When laying any type of floor covering onto a solid floor, it is important that the subfloor is sound, level and flat. By ensuring that the subfloor is in the best possible condition, you will create a far better finish and help to keep the flooring in better overall condition. There are several possible different types of subfloor to consider, and choosing the correct type of floor levelling compound is important. This guide will highlight some of the possible problems you may encounter when levelling a floor, as well as showing you the best way to apply your chosen levelling compound.
Types of Subfloor
Different types of subfloor will need to be treated in different ways in preparation for the levelling compound.
Absorbent Subfloors – Absorbent subfloors would include sand and cement screeds, concrete and calcium sulphate screeds. If your subfloor is absorbent you should consider priming it with a diluted acrylic primer before you apply the levelling compound.
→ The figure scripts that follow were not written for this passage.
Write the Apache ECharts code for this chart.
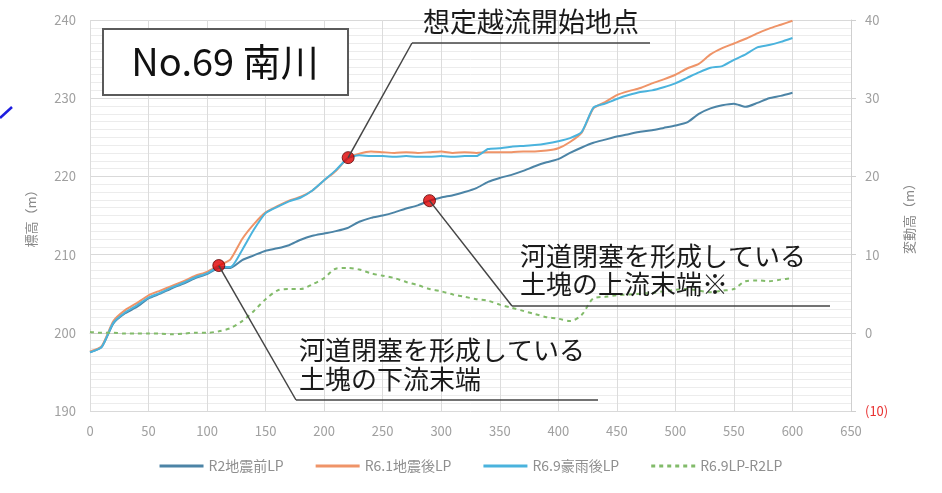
<!DOCTYPE html>
<html>
<head>
<meta charset="utf-8">
<script src="https://cdn.jsdelivr.net/npm/echarts@6/dist/echarts.min.js"></script>
<style>
html,body{margin:0;padding:0;background:#fff;}
#chart{width:942px;height:493px;}
</style>
</head>
<body>
<div id="chart"></div>
<script>
// Distance (m)
const distance = [0,10,20,30,40,50,60,70,80,90,100,110,120,130,140,150,160,170,180,190,200,210,220,230,240,250,260,270,280,290,300,310,320,330,340,350,360,370,380,390,400,410,420,430,440,450,460,470,480,490,500,510,520,530,540,550,560,570,580,590,600];
// R2地震前LP (m)
const r2Before = [197.5,198.2,201.2,202.5,203.3,204.4,205.0,205.7,206.3,207.0,207.5,208.3,208.3,209.3,209.9,210.5,210.8,211.2,211.9,212.4,212.7,213.0,213.4,214.2,214.7,215.0,215.4,215.9,216.3,216.9,217.3,217.6,218.0,218.5,219.3,219.8,220.2,220.7,221.3,221.8,222.2,223.0,223.7,224.3,224.7,225.1,225.4,225.7,225.9,226.2,226.5,226.9,228.0,228.7,229.1,229.3,228.9,229.4,230.0,230.3,230.7];
// R6.1地震後LP (m)
const r61After = [197.6,198.3,201.5,202.9,203.8,204.8,205.4,206.0,206.6,207.3,207.8,208.6,209.4,212.0,213.9,215.4,216.2,216.9,217.4,218.2,219.5,220.7,222.3,222.9,223.2,223.1,223.0,223.1,223.0,223.1,223.2,223.0,223.1,223.0,223.1,223.1,223.1,223.2,223.2,223.3,223.6,224.4,225.6,228.7,229.5,230.4,230.9,231.3,231.9,232.4,233.0,233.8,234.4,235.6,236.4,237.0,237.6,238.3,238.9,239.4,239.9];
// R6.9豪雨後LP (m)
const r69Rain = [197.5,198.2,201.3,202.6,203.5,204.5,205.1,205.8,206.4,207.1,207.6,208.4,208.4,210.6,213.2,215.3,216.1,216.8,217.3,218.2,219.5,220.8,222.3,222.7,222.6,222.6,222.5,222.6,222.5,222.5,222.6,222.5,222.6,222.6,223.5,223.6,223.8,223.9,224.0,224.2,224.5,224.9,225.7,228.8,229.3,229.9,230.4,230.8,231.0,231.4,231.9,232.6,233.3,233.9,234.1,234.9,235.6,236.5,236.8,237.2,237.7];
// R6.9LP-R2LP (m, right axis)
const diff = [0.1,0.0,0.0,-0.1,-0.1,-0.1,-0.1,-0.2,-0.1,0.0,0.0,0.2,0.6,1.5,2.8,4.3,5.4,5.6,5.6,6.2,7.0,8.2,8.3,8.1,7.6,7.3,7.0,6.5,6.1,5.6,5.3,4.9,4.6,4.3,4.1,3.6,3.2,2.8,2.4,2.0,1.8,1.5,2.3,4.4,4.6,4.8,4.9,5.0,5.1,5.3,5.5,5.6,5.4,5.2,5.4,5.6,6.6,6.7,6.6,6.8,7.0];
// Marked points [distance, elevation]
const markerPoints = [[110,208.6],[220.5,222.4],[290,216.9]];
const seriesNames = ['R2地震前LP','R6.1地震後LP','R6.9豪雨後LP','R6.9LP-R2LP'];
const titleText = 'No.69 南川';
const noteTop = '想定越流開始地点';
const noteUp = ['河道閉塞を形成している','土塊の上流末端※'];
const noteDown = ['河道閉塞を形成している','土塊の下流末端'];

const FONT = '"Noto Sans CJK JP","Noto Sans",sans-serif';
const chart = echarts.init(document.getElementById('chart'));
const pair = arr => distance.map((d,i)=>[d,arr[i]]);

const solidIcon = 'path://M0,0h44v3h-44z';
const dashIcon = 'path://M0,0h4v3h-4z M8,0h4v3h-4z M16,0h4v3h-4z M24,0h4v3h-4z M32,0h4v3h-4z M40,0h4v3h-4z';

chart.setOption({
  animation:false,
  textStyle:{fontFamily:FONT},
  grid:{left:90,right:91,top:20,bottom:82,containLabel:false},
  legend:{
    data:[
      {name:seriesNames[0],icon:solidIcon},
      {name:seriesNames[1],icon:solidIcon},
      {name:seriesNames[2],icon:solidIcon},
      {name:seriesNames[3],icon:dashIcon}
    ],
    bottom:15, left:'center', itemWidth:44, itemHeight:3, itemGap:32,
    textStyle:{color:'#8f8f8f',fontSize:14,fontFamily:FONT}
  },
  xAxis:{
    type:'value', min:0, max:650, interval:50,
    axisLine:{show:true,lineStyle:{color:'#cfcfcf'}},
    axisTick:{show:true,inside:true,length:4,lineStyle:{color:'#cfcfcf'}},
    axisLabel:{color:'#a0a0a0',fontSize:13,margin:14},
    splitLine:{show:true,lineStyle:{color:'#dcdcdc'}}
  },
  yAxis:[{
    type:'value', min:190, max:240, interval:10, position:'left',
    name:'標高（m）', nameLocation:'middle', nameGap:52, nameRotate:90,
    nameTextStyle:{color:'#888',fontSize:13},
    axisLine:{show:false}, axisTick:{show:false},
    axisLabel:{color:'#a0a0a0',fontSize:13,margin:14},
    splitLine:{show:true,lineStyle:{color:'#d9d9d9'}},
    minorTick:{show:false,splitNumber:10},
    minorSplitLine:{show:true,lineStyle:{color:'#ececec'}}
  },{
    type:'value', min:-10, max:40, interval:10, position:'right',
    name:'変動高（m）', nameLocation:'middle', nameGap:52, nameRotate:90,
    nameTextStyle:{color:'#888',fontSize:13},
    axisLine:{show:true,lineStyle:{color:'#cfcfcf'}},
    axisTick:{show:true,length:5,lineStyle:{color:'#cfcfcf'}},
    axisLabel:{fontSize:13,margin:14,
      formatter:v=> v<0 ? '('+(-v)+')' : String(v),
      color:v=> v<0 ? '#e83030' : '#a0a0a0'},
    splitLine:{show:false}
  }],
  series:[
    {name:seriesNames[0],type:'line',data:pair(r2Before),symbol:'none',smooth:0.2,
     lineStyle:{color:'#4c84a6',width:2},itemStyle:{color:'#4c84a6'},z:3},
    {name:seriesNames[1],type:'line',data:pair(r61After),symbol:'none',smooth:0.2,
     lineStyle:{color:'#ef9468',width:2},itemStyle:{color:'#ef9468'},z:3},
    {name:seriesNames[2],type:'line',data:pair(r69Rain),symbol:'none',smooth:0.2,
     lineStyle:{color:'#4ab3dd',width:2},itemStyle:{color:'#4ab3dd'},z:3},
    {name:seriesNames[3],type:'line',yAxisIndex:1,data:pair(diff),symbol:'none',smooth:0.3,
     lineStyle:{color:'#82bb6a',width:2,type:[4,4]},itemStyle:{color:'#82bb6a'},z:3},
    {name:'markers',type:'scatter',data:markerPoints,symbol:'circle',symbolSize:12,
     itemStyle:{color:'#e00000',borderColor:'#5a0000',borderWidth:1},z:10}
  ]
});

const px = p => chart.convertToPixel({xAxisIndex:0,yAxisIndex:0},p);
const d1 = px(markerPoints[0]), d2 = px(markerPoints[1]), d3 = px(markerPoints[2]);
const LC = '#444';
const txt = (x,y,s,size) => ({type:'text',left:x,top:y,z:20,
  style:{text:s,fill:'#1a1a1a',font:'normal '+size+'px '+FONT}});
const line = (x1,y1,x2,y2,c,w) => ({type:'line',z:15,shape:{x1,y1,x2,y2},style:{stroke:c,lineWidth:w}});

chart.setOption({graphic:[
  line(0,118,12,107,'#1d1de0',2.5),
  {type:'rect',z:12,shape:{x:103,y:29,width:245,height:66},style:{fill:'#fff',stroke:'#5a5a5a',lineWidth:2}},
  {type:'text',z:13,x:225,y:62,style:{text:titleText,fill:'#111',font:'normal 38px '+FONT,align:'center',verticalAlign:'middle'}},
  // top note
  line(d2[0],d2[1],412,43,LC,1.5), line(412,43,650,43,LC,1.5),
  txt(423,8,noteTop,27),
  // upstream note
  line(d3[0],d3[1],512,306,LC,1.5), line(512,306,830,306,LC,1.5),
  txt(520,243,noteUp[0],26), txt(520,271,noteUp[1],26),
  // downstream note
  line(d1[0],d1[1],296,400,LC,1.5), line(296,400,598,400,LC,1.5),
  txt(299,337,noteDown[0],26), txt(299,366,noteDown[1],26)
]});
</script>
</body>
</html>
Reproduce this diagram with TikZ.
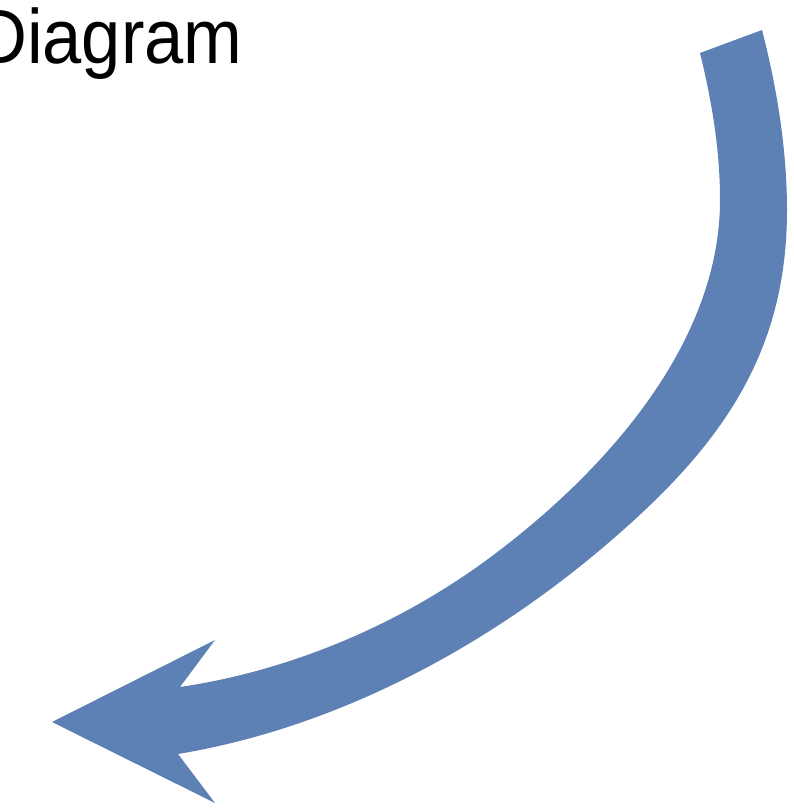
\documentclass[tikz,border=0pt]{standalone}
\usepackage{fontspec}
\usepackage{graphicx}
\setmainfont{Liberation Sans}
\definecolor{arrowblue}{RGB}{93,129,181}
\begin{document}
\begin{tikzpicture}[x=1pt,y=-1pt,
  bigarrow/.style={fill=arrowblue,draw=none},
  titletext/.style={inner sep=0pt,outer sep=0pt,font=\fontsize{77}{90}\selectfont}]
\useasboundingbox (0,0) rectangle (794,809);
\node[titletext,anchor=base east] (title) at (242.5,63) {\scalebox{0.915}[1]{Diagram}};
% outer edge
\coordinate (oA) at (762,30);
\coordinate (oB) at (787,210);
\coordinate (oC) at (600,550);
\coordinate (oD) at (178,754);
% arrow head
\coordinate (hL) at (215,803);
\coordinate (hT) at (52,722);
\coordinate (hU) at (215,640);
% inner edge
\coordinate (iE) at (180,687);
\coordinate (iF) at (500,550);
\coordinate (iH) at (720,200);
\coordinate (iI) at (700,53);
\fill[bigarrow]
  (oA) .. controls (777,88) and (787,150) .. (oB)
       .. controls (787,360) and (715,453) .. (oC)
       .. controls (481,650) and (334,728) .. (oD)
  -- (hL) -- (hT) -- (hU) -- (iE)
       .. controls (295,670) and (408,621) .. (iF)
       .. controls (611,465) and (720,340) .. (iH)
       .. controls (720,150) and (712,102) .. (iI)
  -- cycle;
\end{tikzpicture}
\end{document}
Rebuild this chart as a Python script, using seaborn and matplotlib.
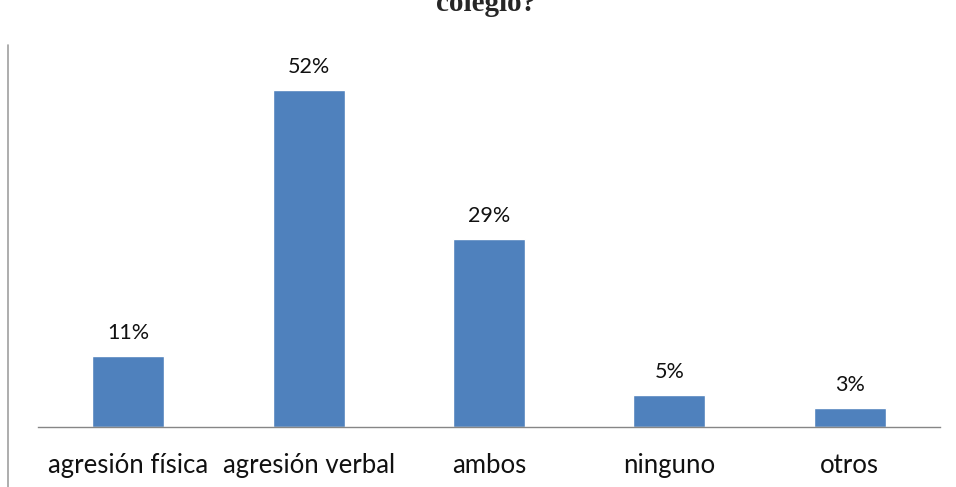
import matplotlib
matplotlib.use('Agg')

import pandas as pd
import matplotlib.pyplot as plt
import seaborn as sns
from matplotlib.lines import Line2D

categories = ['agresión física', 'agresión verbal', 'ambos', 'ninguno', 'otros']
values = [11, 52, 29, 5, 3]
labels = ['11%', '52%', '29%', '5%', '3%']

df = pd.DataFrame({'cat': categories, 'val': values})

sns.set_style('white')
plt.rcParams['font.family'] = ['Lato', 'DejaVu Sans']

fig = plt.figure(figsize=(9.56, 4.87), dpi=100)
ax = fig.add_axes([38 / 956, 60 / 487, 902 / 956, 389 / 487])

sns.barplot(data=df, x='cat', y='val', color='#4F81BD', saturation=1,
            width=0.4, ax=ax)

ax.set_ylim(0, 60)
ax.set_xlim(-0.5, 4.5)
for i, v in enumerate(values):
    ax.text(i, v + 2.0, labels[i], ha='center', va='bottom', fontsize=15.5,
            color='#111111')

ax.set_xlabel('')
ax.set_ylabel('')
ax.set_yticks([])
ax.tick_params(axis='x', length=0, pad=19, labelsize=18.5, labelcolor='#111111')
for s in ['top', 'right', 'left']:
    ax.spines[s].set_visible(False)
ax.spines['bottom'].set_color('#868686')
ax.spines['bottom'].set_linewidth(1)

# cut-off title at the top, as in the source
fig.text(486 / 956, 1 - 11 / 487, 'colegio?', ha='center', va='baseline',
         fontsize=21, fontweight='bold', family='Liberation Serif')

# thin gray line at the left edge
fig.add_artist(Line2D([8 / 956, 8 / 956], [0, 1 - 45 / 487],
                      transform=fig.transFigure, color='#a0a0a0', lw=1.2))

fig.savefig('out.png', dpi=100)
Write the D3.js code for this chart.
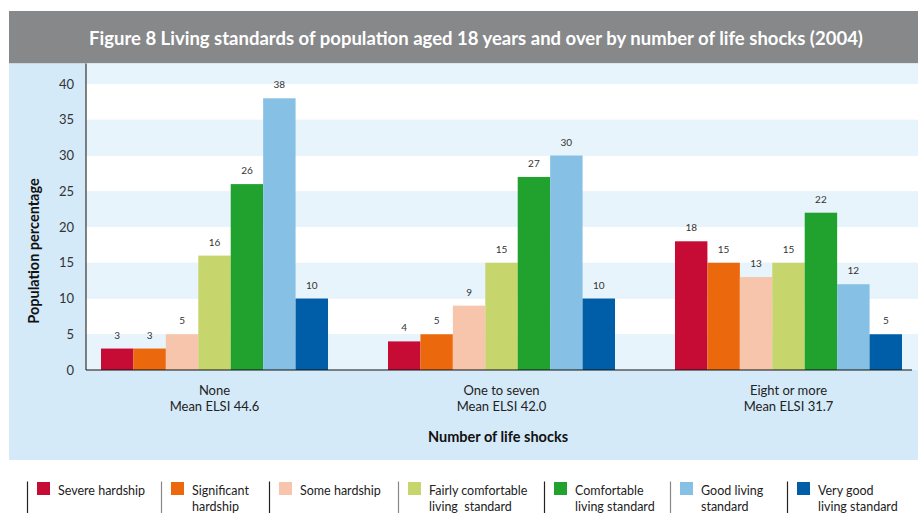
<!DOCTYPE html>
<html>
<head>
<meta charset="utf-8">
<script src="https://cdn.jsdelivr.net/npm/d3@7"></script>
<style>
  html, body { margin: 0; padding: 0; background: #fff; }
  svg { display: block; font-family: Lato, "Open Sans", sans-serif; }
</style>
</head>
<body>
<svg id="chart" width="918" height="513"></svg>
<script>
// Groups on the x axis (two-line labels)
const groups = ["None", "One to seven", "Eight or more"];
const groupSubLabels = ["Mean ELSI 44.6", "Mean ELSI 42.0", "Mean ELSI 31.7"];

// Living standard series
const series = [
  "Severe hardship",
  "Significant hardship",
  "Some hardship",
  "Fairly comfortable living standard",
  "Comfortable living standard",
  "Good living standard",
  "Very good living standard"
];
const legendLines = [
  ["Severe hardship"],
  ["Significant", "hardship"],
  ["Some hardship"],
  ["Fairly comfortable", "living  standard"],
  ["Comfortable", "living standard"],
  ["Good living", "standard"],
  ["Very good", "living standard"]
];
const colors = ["#c60c35", "#ec680d", "#f7c5ab", "#c7d56d", "#21a22f", "#86c1e5", "#005ea8"];

// Population percentage per group, one array per group in series order
const valuesNone = [3, 3, 5, 16, 26, 38, 10];
const valuesOneToSeven = [4, 5, 9, 15, 27, 30, 10];
const valuesEightPlus = [18, 15, 13, 15, 22, 12, 5];
const groupValues = [valuesNone, valuesOneToSeven, valuesEightPlus];

const yTicks = [0, 5, 10, 15, 20, 25, 30, 35, 40];

const svg = d3.select("#chart");

// Title banner
svg.append("rect").attr("x", 9).attr("y", 11).attr("width", 909).attr("height", 52.5).attr("fill", "#87888a");
svg.append("text")
  .attr("x", 476).attr("y", 45)
  .attr("text-anchor", "middle")
  .attr("fill", "#fff")
  .attr("font-weight", "bold")
  .attr("font-size", 18.5)
  .text("Figure 8 Living standards of population aged 18 years and over by number of life shocks (2004)");

// Light blue panel behind the chart
svg.append("rect").attr("x", 9).attr("y", 63.5).attr("width", 909).attr("height", 396.5).attr("fill", "#d5eaf8");

const plotLeft = 86, plotRight = 918, plotTop = 63.5, plotBottom = 370;

const y = d3.scaleLinear().domain([0, 40]).range([plotBottom, 84]);
const x0 = d3.scaleBand().domain(groups).range([101, 902]).paddingInner(0.209).paddingOuter(0);
const x1 = d3.scaleBand().domain(series).range([0, x0.bandwidth()]).padding(0);

// Alternating horizontal bands every 5 units
const bandStarts = d3.range(0, 45, 5);
svg.append("g").selectAll("rect")
  .data(bandStarts)
  .join("rect")
  .attr("x", plotLeft)
  .attr("width", plotRight - plotLeft)
  .attr("y", d => Math.max(plotTop, y(d + 5)))
  .attr("height", d => y(d) - Math.max(plotTop, y(d + 5)))
  .attr("fill", d => (d / 5) % 2 === 0 ? "#e8f4fb" : "#ffffff");

// Bars
const gGroups = svg.append("g").selectAll("g")
  .data(groups)
  .join("g")
  .attr("transform", d => `translate(${x0(d)},0)`);

gGroups.selectAll("rect")
  .data((g, i) => groupValues[i].map((v, j) => ({ s: series[j], v, c: colors[j] })))
  .join("rect")
  .attr("x", d => x1(d.s))
  .attr("width", x1.bandwidth())
  .attr("y", d => y(d.v))
  .attr("height", d => y(0) - y(d.v))
  .attr("fill", d => d.c);

// Value labels above bars
gGroups.selectAll("text")
  .data((g, i) => groupValues[i].map((v, j) => ({ s: series[j], v })))
  .join("text")
  .attr("x", d => x1(d.s) + x1.bandwidth() / 2)
  .attr("y", d => y(d.v) - 10)
  .attr("text-anchor", "middle")
  .attr("font-size", 10)
  .attr("fill", "#333")
  .text(d => d.v);

// Y axis
const yAxis = d3.axisLeft(y).tickValues(yTicks).tickSize(0).tickPadding(12);
const gy = svg.append("g").attr("transform", `translate(${plotLeft},0)`).call(yAxis);
gy.select(".domain").remove();
gy.selectAll("text").attr("font-size", 13).attr("fill", "#333").attr("font-family", "Lato, sans-serif");
svg.append("line").attr("x1", plotLeft).attr("x2", plotLeft).attr("y1", plotTop).attr("y2", plotBottom)
  .attr("stroke", "#333").attr("stroke-width", 1.2);

// X axis baseline
svg.append("line").attr("x1", plotLeft).attr("x2", 912).attr("y1", plotBottom).attr("y2", plotBottom)
  .attr("stroke", "#111").attr("stroke-width", 1.2);

// Group labels
const gx = svg.append("g");
groups.forEach((g, i) => {
  const cx = x0(g) + x0.bandwidth() / 2;
  const t = gx.append("text").attr("text-anchor", "middle").attr("font-size", 13).attr("fill", "#222");
  t.append("tspan").attr("x", cx).attr("y", 395).text(g);
  t.append("tspan").attr("x", cx).attr("y", 411).text(groupSubLabels[i]);
});

// Axis titles
svg.append("text")
  .attr("x", 498).attr("y", 442)
  .attr("text-anchor", "middle")
  .attr("font-weight", "bold").attr("font-size", 14.5).attr("fill", "#111")
  .text("Number of life shocks");

svg.append("text")
  .attr("transform", "translate(39,251) rotate(-90)")
  .attr("text-anchor", "middle")
  .attr("font-weight", "bold").attr("font-size", 14.5).attr("fill", "#111")
  .text("Population percentage");

// Legend
const legendX = [27, 161, 269, 398, 544, 670, 787];
const legend = svg.append("g").selectAll("g")
  .data(series)
  .join("g")
  .attr("transform", (d, i) => `translate(${legendX[i]},0)`);

legend.append("line")
  .attr("x1", 0.5).attr("x2", 0.5).attr("y1", 481.5).attr("y2", 513)
  .attr("stroke", (d, i) => i % 2 === 0 ? "#222" : "#888").attr("stroke-width", 1.2);
legend.append("rect")
  .attr("x", 10).attr("y", 482).attr("width", 13).attr("height", 13)
  .attr("fill", (d, i) => colors[i]);
legend.append("text")
  .attr("font-size", 12.5).attr("fill", "#222")
  .each(function (d, i) {
    const t = d3.select(this);
    legendLines[i].forEach((line, k) => {
      t.append("tspan").attr("x", 31).attr("y", 495 + k * 16).attr("xml:space", "preserve").text(line);
    });
  });
</script>
</body>
</html>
Non-absorbent Subfloors – Non-absorbent subfloors are those which would not let moisture pass through them. These would include surfaces like ceramic and quarry tiles, terrazzo, asphalt and power floated concrete. If your subfloor is non-absorbent you should prime it with a high-performance acrylic primer.
Painted Subfloors – You may find that the subfloor has been painted with a oil-based emulsion or epoxy solution. Epoxy and polyurethane paints can be left in place if they are in good condition, but oil and acrylic-based emulsions should be completely removed before laying the levelling compound. It will normally be difficult to work out which type of paint has been used, so it is usually best to remove any paint before continuing.
Preparing the Subfloor
Before you lay the levelling compound, you need to make sure that the subfloor is clean and free from dirt and debris. Sweep up any large pieces of material and then hoover up any remaining dust. Dust and dirt may effect the adhesion of the compound, so this is an important step to take.
You should also make sure that any cracks and holes in the subfloor are repaired and filled before continuing. Use good quality repair mortar and ensure that you leave it to set for the recommended period. If the subfloor is newly laid concrete or screed, it must be allowed to dry completely before adding the levelling compound.
Applying the Floor Levelling Compound
There are two main types of floor levelling compound: water-based and latex-based. Each type is recommended for different applications, so be sure to check which is best for your situation before you buy.
You will need: A large mixing bucket (at least 30 litre capacity) such as a Rhino Tub, a measuring bucket (7 litres), an electric drill with power whisk attachment, and a flooring trowel and float. You should also use gloves, mask and eye protection, as well as knee pads.
Following the manufacturers instructions, add the required amount of clean, cold water (or latex solution) to the mixing bucket. Gradually add in the prescribed amount of compound powder, using the power whisk to mix it all the time. You are aiming for a smooth, lump-free consistency, so keep mixing for at least 3 minutes or until you achieve that. You are aiming to mix enough compound to cover the whole floor to the desired depth (at least 3mm) in one go.
Start to pour the compound in roughly the middle of the area to be covered. The compound should be allowed to spread and flow out to the edges, finding its own level. Your should have little need of the trowel or float to smooth the surface, but you may need to tidy up the edges.
Drying times for the floor levelling compound will vary depending on different conditions. These include the absorbency of the subfloor, the temperature of the room and the relative humidity. Most types of levelling compound, laid to a thickness of 3-5mm, will be able to accept foot traffic in 24-36 hours. Any imperfections, lumps or bubbles can then be smoothed out with a carborundum stone, which are available from DIY stores.